• EXCERPTED DATA
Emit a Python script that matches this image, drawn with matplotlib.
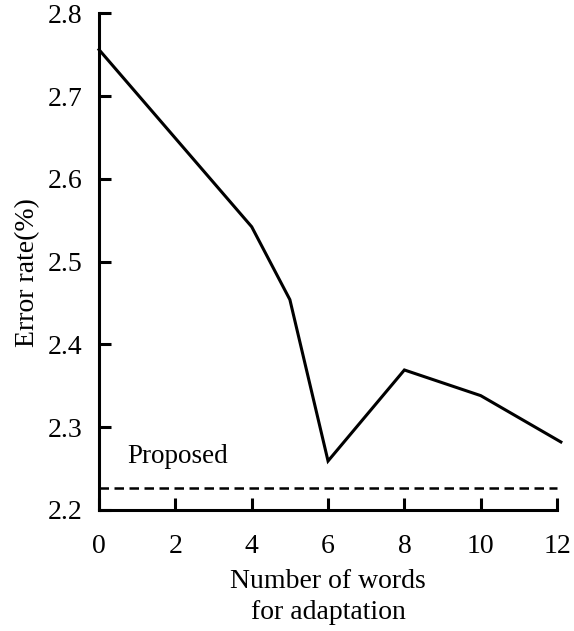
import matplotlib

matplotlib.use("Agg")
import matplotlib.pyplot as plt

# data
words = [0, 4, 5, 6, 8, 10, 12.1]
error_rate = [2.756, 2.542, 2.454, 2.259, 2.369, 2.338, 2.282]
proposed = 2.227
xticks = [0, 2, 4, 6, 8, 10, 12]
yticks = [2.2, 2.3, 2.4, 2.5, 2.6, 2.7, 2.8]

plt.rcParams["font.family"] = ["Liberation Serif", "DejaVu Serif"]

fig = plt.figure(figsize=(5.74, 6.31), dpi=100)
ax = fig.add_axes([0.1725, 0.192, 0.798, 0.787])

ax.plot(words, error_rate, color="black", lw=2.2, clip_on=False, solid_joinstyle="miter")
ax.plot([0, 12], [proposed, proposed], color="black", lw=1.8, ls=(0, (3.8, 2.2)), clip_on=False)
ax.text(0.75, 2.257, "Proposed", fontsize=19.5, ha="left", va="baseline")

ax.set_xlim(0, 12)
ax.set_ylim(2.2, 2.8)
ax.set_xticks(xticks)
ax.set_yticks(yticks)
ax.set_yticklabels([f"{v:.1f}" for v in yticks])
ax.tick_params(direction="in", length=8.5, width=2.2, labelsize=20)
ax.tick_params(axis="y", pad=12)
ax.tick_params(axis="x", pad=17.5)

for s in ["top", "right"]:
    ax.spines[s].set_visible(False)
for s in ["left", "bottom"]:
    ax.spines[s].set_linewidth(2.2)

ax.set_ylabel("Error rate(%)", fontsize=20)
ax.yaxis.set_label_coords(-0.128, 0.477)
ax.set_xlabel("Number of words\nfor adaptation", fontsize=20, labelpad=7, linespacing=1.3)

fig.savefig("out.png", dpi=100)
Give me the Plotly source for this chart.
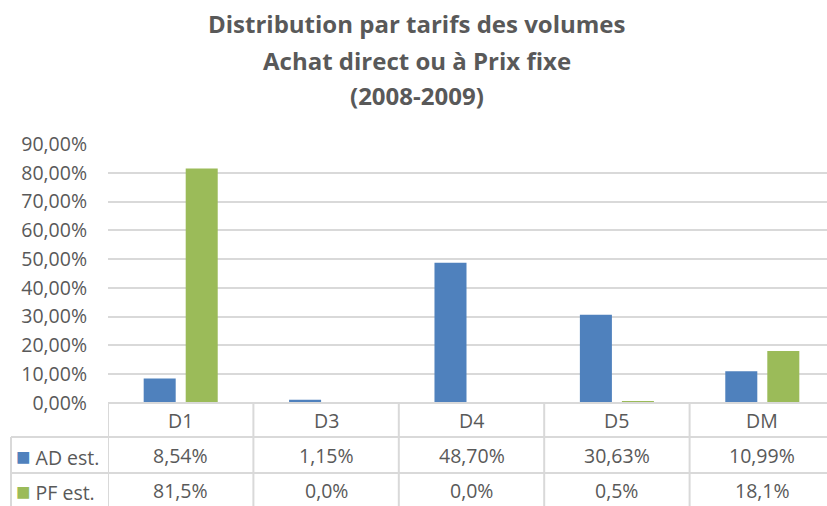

• TO BE DONE
Extract each line holding the string "this".

• PROBLEM SOLUTION
Emit a Python script that matches this image, drawn with matplotlib.
Give me the Plotly source for this chart.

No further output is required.